Il est fascinant de constater la vitesse avec laquelle l'opprimé, que l'on vient de libérer, affirme sa toute nouvelle supériorité, dont il jouit avec délice, quand son occupant est mis à genoux. En une seule scène, inaugurale, Martin Zandvliet dépeint toute la détestation danoise pour son cousin germain, peuple dépossédé de son pays après seulement deux heures d'une résistance symbolique, avant une capitulation prudente dans l'espoir d'un accord avantageux. Les coups qui pleuvent sur ce pauvre prisonnier allemand sont l'expression de ces quatre années de rancoeur et d'impuissance. Ce sont les coups qui n'ont pas pu être donnés lors des premières heures de l'invasion.


Cette haine est hurlée, aveugle, sourde, pour un drapeau que le sergent Carl Rasmussen n'a pas pu défendre. Les victimes, elles, n'ont pour seule arme que des gueules d'ange, à peine sorties de l'adolescence, qui n'ont fait la guerre que depuis quelques mois, sans doute, au sein d'une armée déjà en déroute et clairsemée.

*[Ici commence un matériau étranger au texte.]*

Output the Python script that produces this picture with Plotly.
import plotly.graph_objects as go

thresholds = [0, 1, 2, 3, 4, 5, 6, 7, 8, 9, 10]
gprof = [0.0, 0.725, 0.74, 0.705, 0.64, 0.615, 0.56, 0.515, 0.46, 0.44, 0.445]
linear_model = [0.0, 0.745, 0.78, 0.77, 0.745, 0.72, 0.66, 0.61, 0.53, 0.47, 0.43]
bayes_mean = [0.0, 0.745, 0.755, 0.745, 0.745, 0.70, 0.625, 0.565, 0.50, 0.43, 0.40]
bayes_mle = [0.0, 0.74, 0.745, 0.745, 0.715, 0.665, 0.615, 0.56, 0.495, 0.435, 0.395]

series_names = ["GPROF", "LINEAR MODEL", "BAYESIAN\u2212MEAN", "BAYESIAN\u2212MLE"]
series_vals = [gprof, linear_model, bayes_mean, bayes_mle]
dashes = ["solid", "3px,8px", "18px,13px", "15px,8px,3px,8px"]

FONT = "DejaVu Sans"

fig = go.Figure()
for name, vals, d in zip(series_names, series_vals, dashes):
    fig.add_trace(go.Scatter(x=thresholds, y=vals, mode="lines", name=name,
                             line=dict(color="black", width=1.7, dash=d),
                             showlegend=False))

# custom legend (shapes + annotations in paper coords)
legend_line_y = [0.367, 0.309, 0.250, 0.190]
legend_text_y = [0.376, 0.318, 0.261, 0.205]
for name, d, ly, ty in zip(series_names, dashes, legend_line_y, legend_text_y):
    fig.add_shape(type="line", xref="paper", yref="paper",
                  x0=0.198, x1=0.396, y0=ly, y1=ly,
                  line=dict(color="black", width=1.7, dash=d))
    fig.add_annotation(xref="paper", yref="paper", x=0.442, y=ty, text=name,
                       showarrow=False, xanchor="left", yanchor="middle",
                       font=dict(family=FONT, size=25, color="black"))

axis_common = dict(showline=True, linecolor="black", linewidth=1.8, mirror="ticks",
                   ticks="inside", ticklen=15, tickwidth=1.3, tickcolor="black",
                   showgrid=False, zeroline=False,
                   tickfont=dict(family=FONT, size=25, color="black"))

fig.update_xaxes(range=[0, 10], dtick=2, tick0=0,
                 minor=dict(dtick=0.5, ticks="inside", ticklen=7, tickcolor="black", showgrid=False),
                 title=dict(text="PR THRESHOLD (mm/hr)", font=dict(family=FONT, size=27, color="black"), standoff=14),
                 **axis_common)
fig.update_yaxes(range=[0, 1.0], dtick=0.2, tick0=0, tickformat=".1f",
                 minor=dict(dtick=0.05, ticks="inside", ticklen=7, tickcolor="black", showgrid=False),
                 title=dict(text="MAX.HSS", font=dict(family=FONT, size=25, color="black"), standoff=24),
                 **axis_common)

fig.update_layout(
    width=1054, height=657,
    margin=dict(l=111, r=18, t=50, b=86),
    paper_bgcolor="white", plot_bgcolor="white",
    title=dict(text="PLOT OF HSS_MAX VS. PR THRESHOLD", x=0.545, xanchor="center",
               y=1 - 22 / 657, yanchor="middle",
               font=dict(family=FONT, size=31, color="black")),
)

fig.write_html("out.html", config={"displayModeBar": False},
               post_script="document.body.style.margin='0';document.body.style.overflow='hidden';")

Les Oubliés ne parle, finalement, que de cette jeunesse sacrifiée et bouc-émissaire, presque totalement étrangère au conflit, qui paie pour les péchés de son père et de son grand frère qui ont pris les armes, fanatisés par un tyran à la folie meurtrière. Une jeunesse qui paie au centuple en subissant les brimades et les humiliations. Une jeunesse qui, si elle a été jugée assez grande pour faire la guerre, a tout naturellement l'âge de faire le ménage.

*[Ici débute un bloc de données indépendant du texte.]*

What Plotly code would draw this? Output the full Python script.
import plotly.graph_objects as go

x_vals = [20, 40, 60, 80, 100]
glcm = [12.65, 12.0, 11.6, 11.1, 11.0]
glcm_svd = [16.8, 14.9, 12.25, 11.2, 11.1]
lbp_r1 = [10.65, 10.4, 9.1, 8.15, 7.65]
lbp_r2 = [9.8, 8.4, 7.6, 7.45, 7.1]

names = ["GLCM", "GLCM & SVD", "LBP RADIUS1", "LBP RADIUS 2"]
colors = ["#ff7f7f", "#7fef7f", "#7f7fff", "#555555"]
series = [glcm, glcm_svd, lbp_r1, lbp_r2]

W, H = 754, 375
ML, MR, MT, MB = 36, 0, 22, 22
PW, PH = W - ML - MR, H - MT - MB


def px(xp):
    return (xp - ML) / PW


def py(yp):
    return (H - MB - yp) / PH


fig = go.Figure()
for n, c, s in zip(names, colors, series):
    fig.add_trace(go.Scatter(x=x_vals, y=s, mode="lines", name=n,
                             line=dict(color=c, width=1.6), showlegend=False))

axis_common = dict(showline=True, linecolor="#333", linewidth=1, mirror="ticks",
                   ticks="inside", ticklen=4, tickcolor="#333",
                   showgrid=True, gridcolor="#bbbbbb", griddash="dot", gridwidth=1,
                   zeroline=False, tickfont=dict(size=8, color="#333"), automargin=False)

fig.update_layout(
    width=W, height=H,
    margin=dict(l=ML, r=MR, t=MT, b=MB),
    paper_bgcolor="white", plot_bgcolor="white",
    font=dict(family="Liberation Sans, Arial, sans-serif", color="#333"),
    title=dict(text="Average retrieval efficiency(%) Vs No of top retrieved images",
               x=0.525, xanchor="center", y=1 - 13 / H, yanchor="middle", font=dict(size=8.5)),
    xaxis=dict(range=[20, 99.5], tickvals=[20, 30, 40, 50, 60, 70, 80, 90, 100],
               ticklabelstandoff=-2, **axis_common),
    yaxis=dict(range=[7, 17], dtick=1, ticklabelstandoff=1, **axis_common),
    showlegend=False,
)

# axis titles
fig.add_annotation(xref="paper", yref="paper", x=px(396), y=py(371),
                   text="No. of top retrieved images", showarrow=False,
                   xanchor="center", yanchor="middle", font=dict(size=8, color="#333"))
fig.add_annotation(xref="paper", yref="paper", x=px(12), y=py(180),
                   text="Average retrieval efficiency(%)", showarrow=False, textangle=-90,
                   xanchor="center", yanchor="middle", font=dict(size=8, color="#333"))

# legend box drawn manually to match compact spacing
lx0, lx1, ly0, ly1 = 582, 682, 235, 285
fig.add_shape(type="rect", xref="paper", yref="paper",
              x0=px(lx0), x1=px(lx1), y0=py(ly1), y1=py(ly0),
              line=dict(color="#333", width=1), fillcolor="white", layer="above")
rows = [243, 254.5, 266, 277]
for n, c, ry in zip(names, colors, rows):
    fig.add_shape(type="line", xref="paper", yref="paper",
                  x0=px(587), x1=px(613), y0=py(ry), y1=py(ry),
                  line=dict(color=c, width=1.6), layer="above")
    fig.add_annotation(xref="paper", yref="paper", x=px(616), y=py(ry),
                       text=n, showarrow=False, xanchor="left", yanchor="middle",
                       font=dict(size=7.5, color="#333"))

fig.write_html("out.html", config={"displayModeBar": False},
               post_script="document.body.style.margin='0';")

Celui des côtes danoises, sereines et calmes, qui semblent perpétuellement embrassées par un soleil froid et souverain. Drôle de décor pour un film sur la Seconde Guerre Mondiale qui en dessine l'après, dans sa folie et sa rage qui s'étend comme une tâche d'encre sur du papier qui l'absorbe.


Certes, pas mal de figures, de caractères et de situations fleurent bon le déjà vu. Mais Les Oubliés parvient cependant à susciter l'empathie vis-à-vis de ces jeunes allemands qui ne valent guère plus, pour certains danois et les anglais, que de la vulgaire chair à canon. Le film réussit à faire évoluer les relations entre "l'unité" et son sergent, entre autorité, violence, et ce qui pourrait être assimilé à une certaine forme de compassion de la part de ce militaire taiseux, ni salaud ni héros.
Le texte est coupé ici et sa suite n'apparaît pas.